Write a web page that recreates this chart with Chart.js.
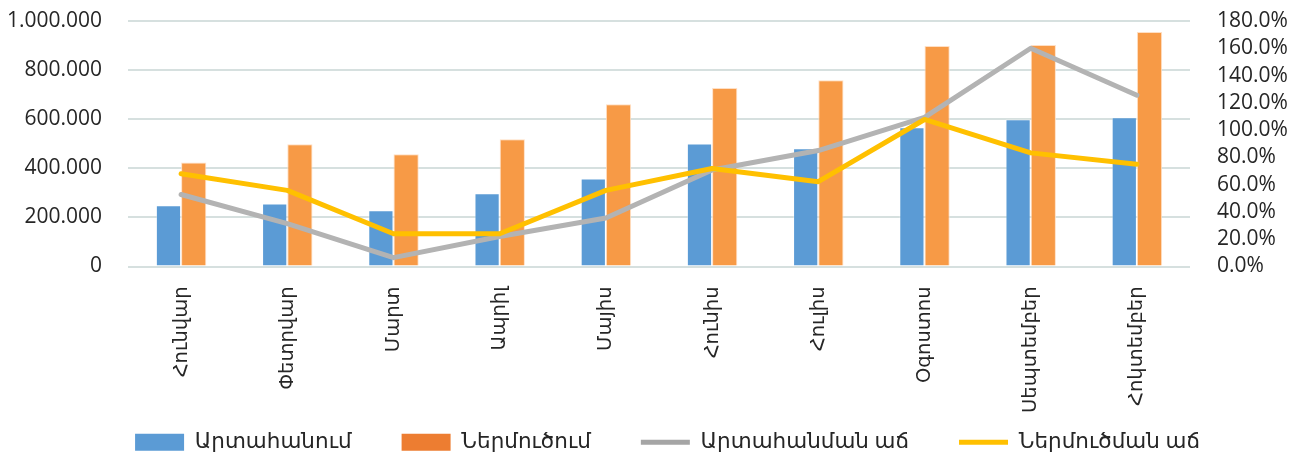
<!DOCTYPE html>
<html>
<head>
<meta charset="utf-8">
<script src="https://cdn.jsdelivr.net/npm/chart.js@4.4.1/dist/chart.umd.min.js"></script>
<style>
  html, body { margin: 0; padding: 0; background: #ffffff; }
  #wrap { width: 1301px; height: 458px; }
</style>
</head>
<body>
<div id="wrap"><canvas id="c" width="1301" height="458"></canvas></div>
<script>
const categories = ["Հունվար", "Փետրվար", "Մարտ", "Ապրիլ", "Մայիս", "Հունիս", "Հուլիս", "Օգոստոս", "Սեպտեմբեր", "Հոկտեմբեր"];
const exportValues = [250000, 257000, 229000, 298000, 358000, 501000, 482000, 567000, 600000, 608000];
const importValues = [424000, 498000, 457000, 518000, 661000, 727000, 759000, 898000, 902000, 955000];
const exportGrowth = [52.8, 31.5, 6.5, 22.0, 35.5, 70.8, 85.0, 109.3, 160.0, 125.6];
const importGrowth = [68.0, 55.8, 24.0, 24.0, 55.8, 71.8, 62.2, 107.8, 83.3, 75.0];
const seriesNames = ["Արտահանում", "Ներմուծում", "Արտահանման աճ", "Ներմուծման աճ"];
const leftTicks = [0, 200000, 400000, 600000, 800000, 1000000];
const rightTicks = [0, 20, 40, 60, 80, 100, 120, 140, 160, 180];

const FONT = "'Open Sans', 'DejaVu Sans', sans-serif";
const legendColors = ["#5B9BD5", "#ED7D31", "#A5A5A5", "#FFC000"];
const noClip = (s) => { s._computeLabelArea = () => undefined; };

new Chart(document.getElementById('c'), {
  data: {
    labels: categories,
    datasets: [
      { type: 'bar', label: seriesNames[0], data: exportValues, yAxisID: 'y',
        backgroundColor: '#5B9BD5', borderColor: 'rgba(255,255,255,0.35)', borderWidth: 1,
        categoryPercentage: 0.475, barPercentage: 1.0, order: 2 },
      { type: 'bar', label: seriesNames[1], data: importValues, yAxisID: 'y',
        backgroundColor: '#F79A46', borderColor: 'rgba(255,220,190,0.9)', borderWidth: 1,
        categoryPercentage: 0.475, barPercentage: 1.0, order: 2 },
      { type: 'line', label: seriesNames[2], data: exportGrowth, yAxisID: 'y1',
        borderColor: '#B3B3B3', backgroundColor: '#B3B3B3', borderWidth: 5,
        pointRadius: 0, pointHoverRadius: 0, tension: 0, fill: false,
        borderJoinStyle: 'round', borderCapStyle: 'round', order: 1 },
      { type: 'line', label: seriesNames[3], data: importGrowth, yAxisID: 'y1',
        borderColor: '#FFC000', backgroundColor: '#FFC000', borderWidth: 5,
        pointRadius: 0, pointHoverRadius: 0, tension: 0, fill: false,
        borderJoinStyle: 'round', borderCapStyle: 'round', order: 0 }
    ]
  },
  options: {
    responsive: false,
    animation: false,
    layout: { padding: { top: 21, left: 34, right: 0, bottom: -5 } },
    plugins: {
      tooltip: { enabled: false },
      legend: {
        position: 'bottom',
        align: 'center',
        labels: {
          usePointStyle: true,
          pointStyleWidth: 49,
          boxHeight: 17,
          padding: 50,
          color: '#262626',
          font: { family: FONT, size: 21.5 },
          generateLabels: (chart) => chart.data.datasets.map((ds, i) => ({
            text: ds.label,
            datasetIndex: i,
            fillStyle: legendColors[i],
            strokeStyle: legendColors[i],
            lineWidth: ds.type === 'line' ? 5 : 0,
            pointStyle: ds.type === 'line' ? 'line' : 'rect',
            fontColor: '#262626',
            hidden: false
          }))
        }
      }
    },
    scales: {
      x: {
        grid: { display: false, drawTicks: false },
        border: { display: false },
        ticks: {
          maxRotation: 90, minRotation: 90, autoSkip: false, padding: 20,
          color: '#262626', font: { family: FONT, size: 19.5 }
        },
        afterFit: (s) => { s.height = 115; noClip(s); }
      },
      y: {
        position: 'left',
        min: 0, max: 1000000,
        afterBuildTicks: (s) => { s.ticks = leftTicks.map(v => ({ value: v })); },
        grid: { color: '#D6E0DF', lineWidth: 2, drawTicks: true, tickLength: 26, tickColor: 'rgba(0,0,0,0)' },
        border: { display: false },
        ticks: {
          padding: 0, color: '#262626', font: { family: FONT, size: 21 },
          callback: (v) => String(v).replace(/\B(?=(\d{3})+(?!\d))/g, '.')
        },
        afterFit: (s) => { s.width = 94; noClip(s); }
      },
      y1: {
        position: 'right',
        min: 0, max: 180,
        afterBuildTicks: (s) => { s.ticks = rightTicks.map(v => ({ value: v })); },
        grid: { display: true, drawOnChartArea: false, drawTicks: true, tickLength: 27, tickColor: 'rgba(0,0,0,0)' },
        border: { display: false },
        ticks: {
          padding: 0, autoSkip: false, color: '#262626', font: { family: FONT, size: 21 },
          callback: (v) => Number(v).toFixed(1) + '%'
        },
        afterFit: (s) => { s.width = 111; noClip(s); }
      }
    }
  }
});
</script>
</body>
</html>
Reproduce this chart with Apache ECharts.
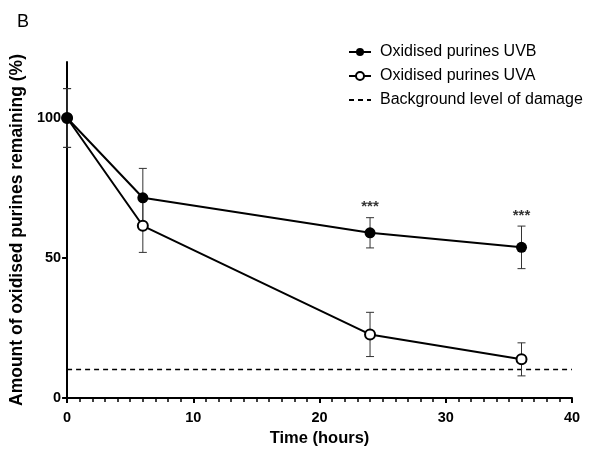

**Exercise brief:** Each record should be quoted exactly, with the images omitted.

**The output:**
Write a web page that recreates this chart with Chart.js.
<!DOCTYPE html>
<html>
<head>
<meta charset="utf-8">
<script src="https://cdn.jsdelivr.net/npm/chart.js@4.4.1/dist/chart.umd.min.js"></script>
<style>
  html, body { margin: 0; padding: 0; background: #ffffff; }
  #wrap { width: 1301px; height: 458px; }
</style>
</head>
<body>
<div id="wrap"><canvas id="c" width="1301" height="458"></canvas></div>
<script>
const categories = ["Հունվար", "Փետրվար", "Մարտ", "Ապրիլ", "Մայիս", "Հունիս", "Հուլիս", "Օգոստոս", "Սեպտեմբեր", "Հոկտեմբեր"];
const exportValues = [250000, 257000, 229000, 298000, 358000, 501000, 482000, 567000, 600000, 608000];
const importValues = [424000, 498000, 457000, 518000, 661000, 727000, 759000, 898000, 902000, 955000];
const exportGrowth = [52.8, 31.5, 6.5, 22.0, 35.5, 70.8, 85.0, 109.3, 160.0, 125.6];
const importGrowth = [68.0, 55.8, 24.0, 24.0, 55.8, 71.8, 62.2, 107.8, 83.3, 75.0];
const seriesNames = ["Արտահանում", "Ներմուծում", "Արտահանման աճ", "Ներմուծման աճ"];
const leftTicks = [0, 200000, 400000, 600000, 800000, 1000000];
const rightTicks = [0, 20, 40, 60, 80, 100, 120, 140, 160, 180];

const FONT = "'Open Sans', 'DejaVu Sans', sans-serif";
const legendColors = ["#5B9BD5", "#ED7D31", "#A5A5A5", "#FFC000"];
const noClip = (s) => { s._computeLabelArea = () => undefined; };

new Chart(document.getElementById('c'), {
  data: {
    labels: categories,
    datasets: [
      { type: 'bar', label: seriesNames[0], data: exportValues, yAxisID: 'y',
        backgroundColor: '#5B9BD5', borderColor: 'rgba(255,255,255,0.35)', borderWidth: 1,
        categoryPercentage: 0.475, barPercentage: 1.0, order: 2 },
      { type: 'bar', label: seriesNames[1], data: importValues, yAxisID: 'y',
        backgroundColor: '#F79A46', borderColor: 'rgba(255,220,190,0.9)', borderWidth: 1,
        categoryPercentage: 0.475, barPercentage: 1.0, order: 2 },
      { type: 'line', label: seriesNames[2], data: exportGrowth, yAxisID: 'y1',
        borderColor: '#B3B3B3', backgroundColor: '#B3B3B3', borderWidth: 5,
        pointRadius: 0, pointHoverRadius: 0, tension: 0, fill: false,
        borderJoinStyle: 'round', borderCapStyle: 'round', order: 1 },
      { type: 'line', label: seriesNames[3], data: importGrowth, yAxisID: 'y1',
        borderColor: '#FFC000', backgroundColor: '#FFC000', borderWidth: 5,
        pointRadius: 0, pointHoverRadius: 0, tension: 0, fill: false,
        borderJoinStyle: 'round', borderCapStyle: 'round', order: 0 }
    ]
  },
  options: {
    responsive: false,
    animation: false,
    layout: { padding: { top: 21, left: 34, right: 0, bottom: -5 } },
    plugins: {
      tooltip: { enabled: false },
      legend: {
        position: 'bottom',
        align: 'center',
        labels: {
          usePointStyle: true,
          pointStyleWidth: 49,
          boxHeight: 17,
          padding: 50,
          color: '#262626',
          font: { family: FONT, size: 21.5 },
          generateLabels: (chart) => chart.data.datasets.map((ds, i) => ({
            text: ds.label,
            datasetIndex: i,
            fillStyle: legendColors[i],
            strokeStyle: legendColors[i],
            lineWidth: ds.type === 'line' ? 5 : 0,
            pointStyle: ds.type === 'line' ? 'line' : 'rect',
            fontColor: '#262626',
            hidden: false
          }))
        }
      }
    },
    scales: {
      x: {
        grid: { display: false, drawTicks: false },
        border: { display: false },
        ticks: {
          maxRotation: 90, minRotation: 90, autoSkip: false, padding: 20,
          color: '#262626', font: { family: FONT, size: 19.5 }
        },
        afterFit: (s) => { s.height = 115; noClip(s); }
      },
      y: {
        position: 'left',
        min: 0, max: 1000000,
        afterBuildTicks: (s) => { s.ticks = leftTicks.map(v => ({ value: v })); },
        grid: { color: '#D6E0DF', lineWidth: 2, drawTicks: true, tickLength: 26, tickColor: 'rgba(0,0,0,0)' },
        border: { display: false },
        ticks: {
          padding: 0, color: '#262626', font: { family: FONT, size: 21 },
          callback: (v) => String(v).replace(/\B(?=(\d{3})+(?!\d))/g, '.')
        },
        afterFit: (s) => { s.width = 94; noClip(s); }
      },
      y1: {
        position: 'right',
        min: 0, max: 180,
        afterBuildTicks: (s) => { s.ticks = rightTicks.map(v => ({ value: v })); },
        grid: { display: true, drawOnChartArea: false, drawTicks: true, tickLength: 27, tickColor: 'rgba(0,0,0,0)' },
        border: { display: false },
        ticks: {
          padding: 0, autoSkip: false, color: '#262626', font: { family: FONT, size: 21 },
          callback: (v) => Number(v).toFixed(1) + '%'
        },
        afterFit: (s) => { s.width = 111; noClip(s); }
      }
    }
  }
});
</script>
</body>
</html>
Reproduce this chart with Apache ECharts.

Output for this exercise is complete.